Gesture Workshop, Vannes, France, 18-20 May 2005

This inter-disciplinary conference gathered a number of different people working with gestures, covering subjects such as sign language , linguistics, behavioural psychologists, sports movement, human computer interaction and musical interaction. We presented a paper on "air playing", where Rolf Inge Godoy gave a theoretical introduction and described our observational studies and I presented the Musical Gestures Toolbox.

It was interesting to get an overview of what is going on in the field of sign language and gesture linguistics. Many groups are working on different ways of creating sign language directly from speech, while others try to analyse sign language and generate text or speech. The latter is more interesting for my project, I think, since it involves computer vision and recognition.

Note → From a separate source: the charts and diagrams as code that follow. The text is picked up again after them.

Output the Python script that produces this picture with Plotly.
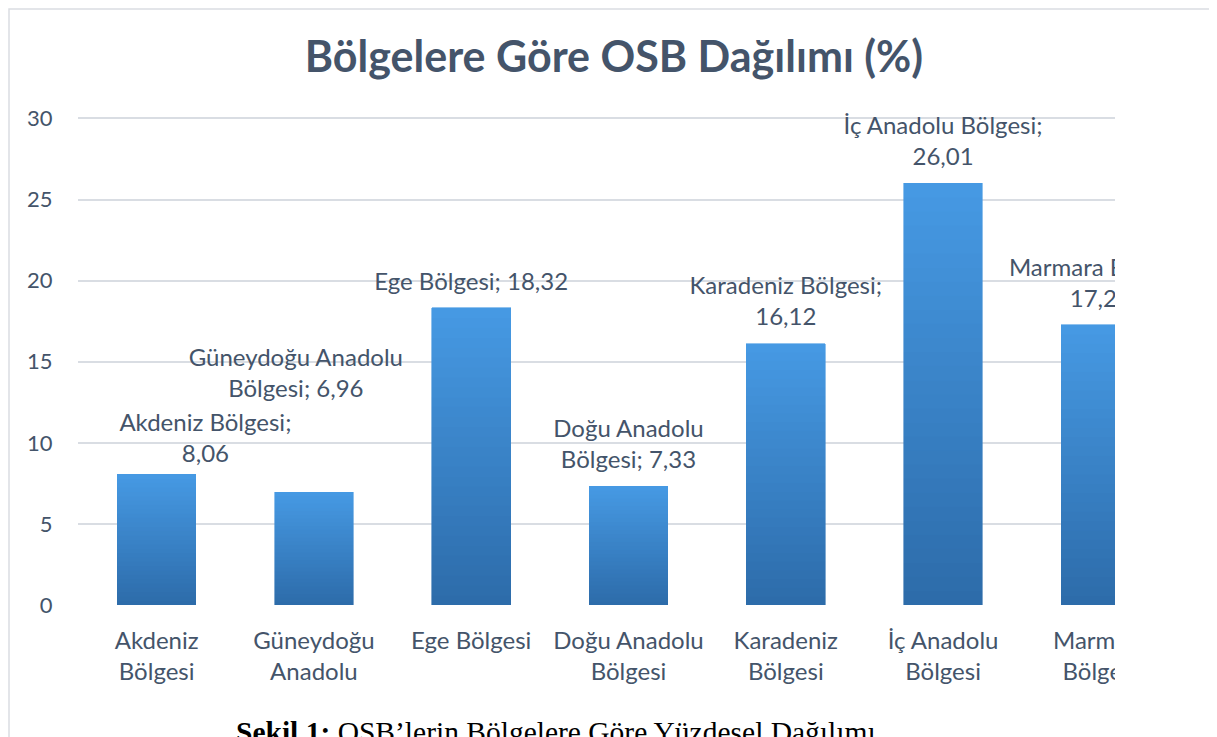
import textwrap
import plotly.graph_objects as go

# ---- data ----
regions = ["Akdeniz Bölgesi", "Güneydoğu Anadolu Bölgesi", "Ege Bölgesi",
           "Doğu Anadolu Bölgesi", "Karadeniz Bölgesi", "İç Anadolu Bölgesi",
           "Marmara Bölgesi"]
shares = [8.06, 6.96, 18.32, 7.33, 16.12, 26.01, 17.27]
tick_labels = ["Akdeniz<br>Bölgesi", "Güneydoğu<br>Anadolu", "Ege Bölgesi",
               "Doğu Anadolu<br>Bölgesi", "Karadeniz<br>Bölgesi",
               "İç Anadolu<br>Bölgesi", "Marmara<br>Bölgesi"]
y_ticks = [0, 5, 10, 15, 20, 25, 30]
title_text = "Bölgelere Göre OSB Dağılımı (%)"
caption_bold = "Şekil 1:"
caption_rest = "OSB’lerin Bölgelere Göre Yüzdesel Dağılımı"

# ---- styling / layout (pixels, in page coordinates; page has 8px body margin) ----
OFF = 8
W, H = 1217, 737
PL, PR = 78 - OFF, 1179 - OFF   # plot left / (virtual) right
PB = 605 - OFF                  # y = 0
YMAX = 32
PT = 86 - OFF                   # top of plot area
TEXT = "#44546A"
GRID = "#D9DDE3"
FONT = "Lato"
top_col = (70, 153, 227)
bot_col = (45, 108, 170)
N_SEG = 30

def px_x(p):
    return (p - OFF - PL) / (PR - PL)

def px_y(p):
    return (PB - (p - OFF)) / (PB - PT)

def fmt(v):
    return f"{v:.2f}".replace(".", ",")

labels = ["<br>".join(textwrap.wrap(f"{r}; {fmt(v)}", 19)) for r, v in zip(regions, shares)]
# label offsets (style): x in category units, y in value units
lab_dx = [0.31, -0.115, 0, 0, 0, 0, 0]
lab_dy = [0.38, 5.5, 0.75, 0.75, 0.75, 0.75, 0.75]

idx = list(range(len(regions)))
fig = go.Figure()

# gradient bars built as stacked slices of each bar
for k in range(N_SEG):
    t = k / (N_SEG - 1)
    c = tuple(round(b + (a - b) * t) for a, b in zip(top_col, bot_col))
    fig.add_trace(go.Bar(
        x=idx, y=[v / N_SEG for v in shares],
        marker=dict(color=f"rgb{c}", line=dict(width=0.6, color=f"rgb{c}")),
        width=0.5, showlegend=False, hoverinfo="skip"))

fig.add_trace(go.Scatter(
    x=[i + d for i, d in zip(idx, lab_dx)],
    y=[v + d for v, d in zip(shares, lab_dy)],
    mode="text", text=labels, textposition="top center",
    textfont=dict(family=FONT, size=24, color=TEXT),
    cliponaxis=False, showlegend=False, hoverinfo="skip"))

fig.update_layout(
    width=W, height=H,
    margin=dict(l=PL, r=W - PR, t=PT, b=H - PB),
    paper_bgcolor="white", plot_bgcolor="white",
    barmode="stack", bargap=0.5,
    title=dict(text=f"<b>{title_text}</b>", x=(614 - OFF) / W, xref="container",
               xanchor="center", y=1 - (57 - OFF) / H, yref="container", yanchor="middle",
               font=dict(family=FONT, size=43, color=TEXT)),
    font=dict(family=FONT, color=TEXT),
    xaxis=dict(range=[-0.5, 6.5], tickvals=idx, ticktext=tick_labels,
               showgrid=False, zeroline=False, showline=False,
               ticks="outside", ticklen=14, tickcolor="rgba(0,0,0,0)",
               tickfont=dict(family=FONT, size=24, color=TEXT)),
    yaxis=dict(range=[0, YMAX], tickvals=y_ticks, showgrid=True,
               gridcolor=GRID, gridwidth=1.5, zeroline=False, showline=False,
               ticks="outside", ticklen=20, tickcolor="rgba(0,0,0,0)",
               tickfont=dict(family=FONT, size=22, color=TEXT)),
    shapes=[
        # clip region on the right (chart is cropped in the reference)
        dict(type="rect", xref="paper", yref="paper", layer="above",
             x0=px_x(1115), x1=px_x(1209), y0=px_y(705), y1=px_y(90),
             fillcolor="white", line=dict(width=0)),
        # outer frame
        dict(type="rect", xref="paper", yref="paper", layer="above",
             x0=px_x(OFF + 1), x1=px_x(1212), y0=px_y(760), y1=px_y(OFF + 1),
             fillcolor="rgba(0,0,0,0)", line=dict(width=1.5, color="#DADDE2")),
    ],
    annotations=[dict(
        text=f"<b>{caption_bold}</b> {caption_rest}",
        xref="paper", yref="paper", x=px_x(234), y=px_y(714),
        xanchor="left", yanchor="top", showarrow=False,
        font=dict(family="Liberation Serif", size=29.5, color="black"))],
)

fig.write_html("out.html")
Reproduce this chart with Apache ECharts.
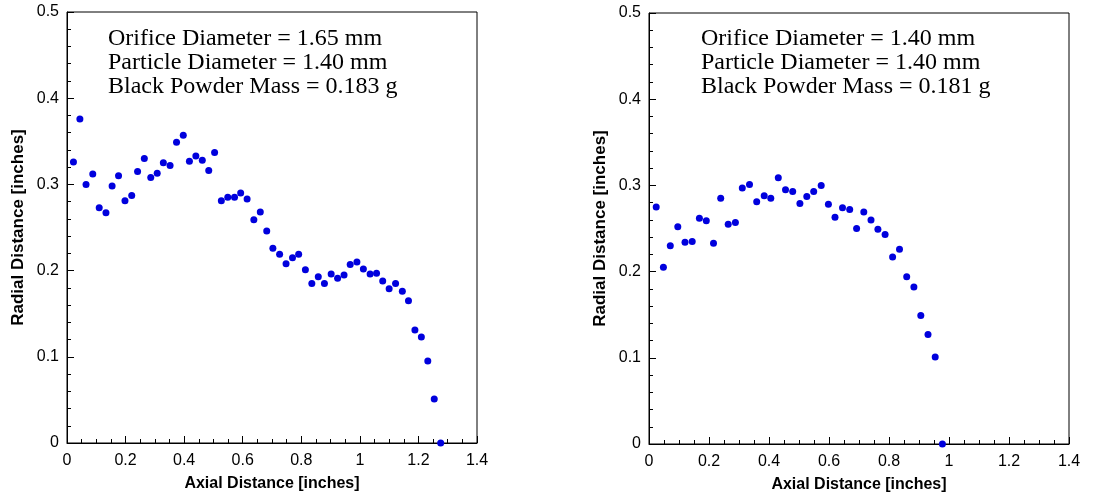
<!DOCTYPE html>
<html>
<head>
<meta charset="utf-8">
<script src="https://cdn.jsdelivr.net/npm/echarts@6/dist/echarts.min.js"></script>
<style>
html,body{margin:0;padding:0;background:#fff;}
#chart{width:1098px;height:498px;}
</style>
</head>
<body>
<div id="chart"></div>
<script>
// Left panel: orifice 1.65 mm
var leftX = [0.022,0.044,0.065,0.088,0.110,0.133,0.154,0.176,0.198,0.221,0.241,0.264,0.286,0.308,0.329,0.352,0.374,0.397,0.418,0.440,0.462,0.484,0.504,0.527,0.549,0.572,0.593,0.615,0.638,0.660,0.682,0.703,0.726,0.748,0.770,0.791,0.814,0.836,0.858,0.879,0.902,0.924,0.946,0.967,0.990,1.012,1.035,1.057,1.078,1.100,1.122,1.145,1.166,1.188,1.210,1.232,1.254,1.276];
var leftY = [0.326,0.376,0.300,0.312,0.273,0.267,0.298,0.310,0.281,0.287,0.315,0.330,0.308,0.313,0.325,0.322,0.349,0.357,0.327,0.333,0.328,0.316,0.337,0.281,0.285,0.285,0.290,0.283,0.259,0.268,0.246,0.226,0.219,0.208,0.215,0.219,0.201,0.185,0.193,0.185,0.196,0.191,0.195,0.207,0.210,0.202,0.196,0.197,0.188,0.179,0.185,0.176,0.165,0.131,0.123,0.095,0.051,0.000];
// Right panel: orifice 1.40 mm
var rightX = [0.024,0.048,0.071,0.096,0.120,0.144,0.168,0.191,0.215,0.239,0.264,0.288,0.311,0.335,0.359,0.384,0.406,0.431,0.455,0.479,0.503,0.526,0.549,0.574,0.598,0.620,0.645,0.669,0.692,0.716,0.740,0.763,0.787,0.812,0.835,0.859,0.883,0.906,0.930,0.954,0.978];
var rightY = [0.275,0.205,0.230,0.252,0.234,0.235,0.262,0.259,0.233,0.285,0.255,0.257,0.297,0.301,0.281,0.288,0.285,0.309,0.295,0.293,0.279,0.287,0.293,0.300,0.278,0.263,0.274,0.272,0.250,0.269,0.260,0.249,0.243,0.217,0.226,0.194,0.182,0.149,0.127,0.101,0.000];

var leftText = ["Orifice Diameter = 1.65 mm","Particle Diameter = 1.40 mm","Black Powder Mass = 0.183 g"];
var rightText = ["Orifice Diameter = 1.40 mm","Particle Diameter = 1.40 mm","Black Powder Mass = 0.181 g"];
var xName = "Axial Distance [inches]";
var yName = "Radial Distance [inches]";

function zip(xs, ys){ return xs.map(function(x,i){ return [x, ys[i]]; }); }

var sans = "Liberation Sans, Arial, sans-serif";
function fmt(v){ return String(Math.round(v*10)/10); }
var tickCol = '#000';
function xAxis(gi){
  return {
    type:'value', gridIndex:gi, min:0, max:1.4, interval:0.2,
    name:xName, nameLocation:'middle', nameGap:33,
    nameTextStyle:{fontFamily:sans, fontWeight:'bold', fontSize:16, color:'#000'},
    axisLine:{show:true, onZero:false, lineStyle:{color:'#000', width:1}},
    axisTick:{show:true, inside:true, length:7, lineStyle:{color:tickCol, width:1}},
    minorTick:{show:true, splitNumber:4, length:4, lineStyle:{color:tickCol, width:1}},
    splitLine:{show:false},
    axisLabel:{fontFamily:sans, fontSize:16, color:'#000', margin:10, formatter:fmt},
    z:10
  };
}
function yAxis(gi){
  return {
    type:'value', gridIndex:gi, min:0, max:0.5, interval:0.1,
    name:yName, nameLocation:'middle', nameGap:40,
    nameTextStyle:{fontFamily:sans, fontWeight:'bold', fontSize:17, color:'#000'},
    axisLine:{show:true, onZero:false, lineStyle:{color:'#000', width:1}},
    axisTick:{show:true, inside:true, length:7, lineStyle:{color:tickCol, width:1}},
    minorTick:{show:true, splitNumber:5, length:4, lineStyle:{color:tickCol, width:1}},
    splitLine:{show:false},
    axisLabel:{fontFamily:sans, fontSize:16, color:'#000', margin:8, formatter:fmt},
    z:10
  };
}
function textBlock(lines, left){
  return lines.map(function(t,i){
    return {type:'text', x:left, y:39 + i*23.7,
      style:{text:t, font:'24px "Liberation Serif", "Times New Roman", serif', fill:'#000', verticalAlign:'middle', align:'left'}};
  });
}

var chart = echarts.init(document.getElementById('chart'), null, {renderer:'canvas'});
chart.setOption({
  backgroundColor:'#fff',
  animation:false,
  grid:[
    {left:67, top:12, width:410, height:431, show:true, borderColor:'#000', borderWidth:1, backgroundColor:'rgba(0,0,0,0)', z:0},
    {left:649, top:13, width:420, height:431, show:true, borderColor:'#000', borderWidth:1, backgroundColor:'rgba(0,0,0,0)', z:0}
  ],
  xAxis:[xAxis(0), xAxis(1)],
  yAxis:[yAxis(0), yAxis(1)],
  series:[
    {type:'scatter', xAxisIndex:0, yAxisIndex:0, data:zip(leftX,leftY), symbolSize:7,
      itemStyle:{color:'#0000dd', opacity:1}, clip:false, z:20},
    {type:'scatter', xAxisIndex:1, yAxisIndex:1, data:zip(rightX,rightY), symbolSize:7,
      itemStyle:{color:'#0000dd', opacity:1}, clip:false, z:20}
  ],
  graphic: textBlock(leftText, 108).concat(textBlock(rightText, 701))
});
</script>
</body>
</html>
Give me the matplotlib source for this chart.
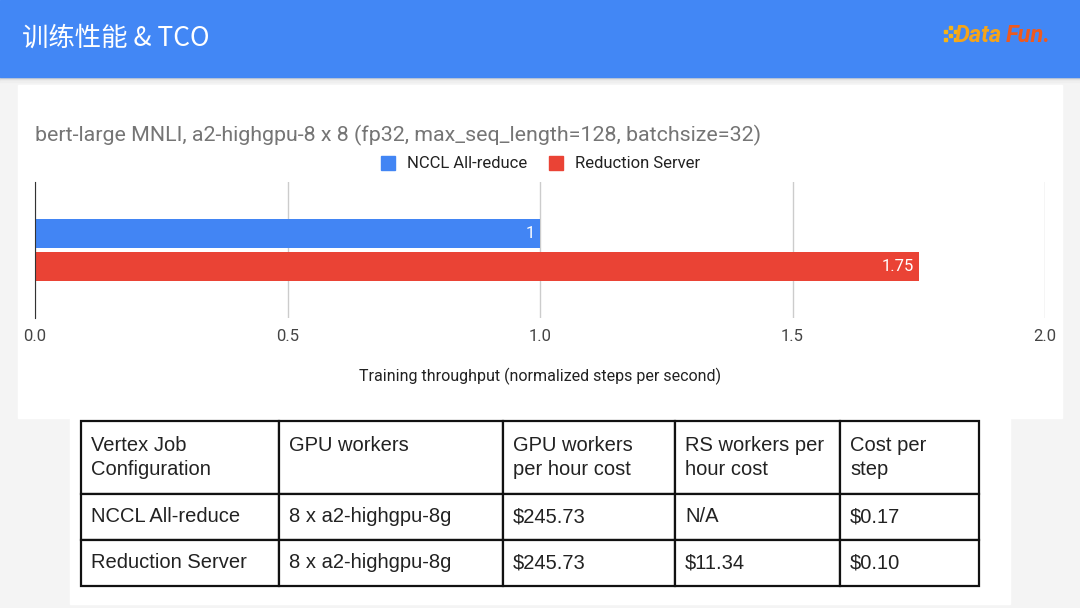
import matplotlib.pyplot as plt
from matplotlib.patches import Rectangle

plt.rcParams['font.family'] = ['Roboto', 'Noto Sans CJK SC', 'DejaVu Sans']

# data
series = ['NCCL All-reduce', 'Reduction Server']
throughput = [1.0, 1.75]
bar_labels = ['1', '1.75']
colors = ['#4285f4', '#ea4335']

table_header = ['Vertex Job\nConfiguration', 'GPU workers', 'GPU workers\nper hour cost',
                'RS workers per\nhour cost', 'Cost per\nstep']
table_rows = [
    ['NCCL All-reduce', '8 x a2-highgpu-8g', '$245.73', 'N/A', '$0.17'],
    ['Reduction Server', '8 x a2-highgpu-8g', '$245.73', '$11.34', '$0.10'],
]

W, H = 1080, 608
fig = plt.figure(figsize=(W / 100, H / 100), dpi=100, facecolor='#f4f4f4')


def px_axes(x0, y0, x1, y1, **kw):
    # pixel box (top-left origin) -> figure axes
    return fig.add_axes([x0 / W, 1 - y1 / H, (x1 - x0) / W, (y1 - y0) / H], **kw)


# background panels and header
bg = px_axes(0, 0, W, H)
bg.set_xlim(0, W)
bg.set_ylim(H, 0)
bg.axis('off')
bg.add_patch(Rectangle((18, 85), 1044, 333, color='white'))
bg.add_patch(Rectangle((70, 418), 940, 186, color='white'))
for i, c in enumerate(['#b9b9b9', '#cfcfcf', '#dedede', '#e9e9e9', '#efefef']):
    bg.add_patch(Rectangle((0, 77 + i), W, 1, color=c))
bg.add_patch(Rectangle((0, 0), W, 77, color='#4287f5'))
bg.text(22, 38, '训练性能 & TCO', color='white', fontsize=19, va='center',
        family=['Noto Sans CJK SC', 'DejaVu Sans'])
for dx, dy in [(0, 0), (5, -4), (5, 4), (10, 0), (10, 8), (0, 8)]:
    bg.add_patch(Rectangle((944 + dx, 30 + dy), 3, 3, color='#f5b316'))
bg.text(955, 36, 'Data', color='#f5a41a', fontsize=17, fontweight='bold',
        style='italic', va='center')
bg.text(1006, 36, 'Fun.', color='#ee5a1e', fontsize=17, fontweight='bold',
        style='italic', va='center')

# chart title and legend
bg.text(35, 135, 'bert-large MNLI, a2-highgpu-8 x 8 (fp32, max_seq_length=128, batchsize=32)',
        color='#757575', fontsize=15.4, va='center')
lx = [381, 549]
for x, name, c in zip(lx, series, colors):
    bg.add_patch(Rectangle((x, 156), 14, 14, color=c))
    bg.text(x + 26, 163, name, fontsize=12, va='center', color='#222222')

# bar chart
ax = px_axes(35, 182, 1045, 318)
pos = [0, 1]
ax.barh(pos, throughput, height=0.88, color=colors, zorder=3)
for p, v, lab in zip(pos, throughput, bar_labels):
    ax.text(v - 0.01, p, lab, color='white', ha='right', va='center', fontsize=12, zorder=4)
ax.set_xlim(0, 2.0)
ax.set_ylim(2.56, -1.56)
ax.set_xticks([0, 0.5, 1.0, 1.5, 2.0])
ax.set_xticklabels(['0.0', '0.5', '1.0', '1.5', '2.0'])
ax.set_yticks([])
ax.grid(axis='x', color='#cccccc', linewidth=1, zorder=0)
for s in ['top', 'right', 'bottom']:
    ax.spines[s].set_visible(False)
ax.spines['left'].set_color('#333333')
ax.spines['left'].set_zorder(5)
ax.tick_params(axis='x', length=0, pad=8, labelsize=12, labelcolor='#444444')
ax.set_facecolor('none')
ax.set_xlabel('Training throughput (normalized steps per second)', fontsize=11.5,
              color='#222222', labelpad=17)

# cost table
tax = px_axes(81, 421, 979, 586)
tax.axis('off')
col_px = [198, 224, 172, 165, 139]
header_cells = [h if '\n' in h else h + '\n ' for h in table_header]
tbl = tax.table(cellText=[header_cells] + table_rows, cellLoc='left',
                colWidths=[c / sum(col_px) for c in col_px], bbox=[0, 0, 1, 1])
tbl.auto_set_font_size(False)
tbl.set_fontsize(14.5)
row_px = [73, 46, 46]
for (r, c), cell in tbl.get_celld().items():
    cell.set_height(row_px[r])
    cell.set_linewidth(1.6)
    cell.set_edgecolor('#111111')
    cell.PAD = 10 / col_px[c]
    txt = cell.get_text()
    txt.set_family(['Liberation Sans', 'DejaVu Sans'])
    txt.set_color('#222222')
    txt.set_linespacing(1.35)

fig.savefig('out.png', dpi=100, facecolor=fig.get_facecolor())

Things I found interesting

  • Martin Kaltenbrunner talked about his music table project, which I hope to see in Barcelona this fall. He also had ported PDa to a 2G iPod!
  • Frédéric Bevilacqua showed IRCAM’s new wireless ethersense, a very nice device communicating with regular wifi or USB. Too bad it costs around €800+tax. He also showed a betaversion of MNM (Music is not mapping) using HMMs for gesture recognition, and the FTM for matrix operations in Max. Seems very promising!
  • University of Aachen was represented with three PhD-students showing different types of video analysis. They have made available a database of sign language videos called BOSTON 50 and BOSTON 201. Morteza Zahedi talked about density thresholding and tangent distances for computer vision.
  • José Miguel Salles Dias showed a nice system for displaing hand trajectories using video analysis.
  • Anne Marie Burns presented her finger tracking system developed with EyesWeb.
  • Xavier Rodet presented the IRCAM Phase project, which is controlled by a haptic arm. It has been used for installations, but it would be very interesting to explore this as a musical instrument in performance.
  • Thomas Moeslund showed some computer vision work, and a trick of turning motion vectors into 4D Euler space. I didn’t really understand how this works, but is seems smart.
  • Nicolas Rasamimanana presented work on the IRCAM augmented violin, something similar to the hyperinstruments by Joe Paradiso and Diana Young, and showed graphs of clustering of different types of bowing strokes.
  • Ginevra Castellano presented her Master’s project on studying emotional response to music by analysing people’s movement of a laser pointer in 2D. She presented some results based on static analysis of the material, and I am looking forward to seeing the results from the functional analysis that she is currently working on.
  • They are doing a lot of interesting things at Helsinki University of Technology, virtual snowfighting, swimming, etc.
  • Irene Kambara from the McNeill lab showed some interesting conversation studies.
  • Kristoffer Jensen showed a system for controlling additive synthesis with a laser pointer.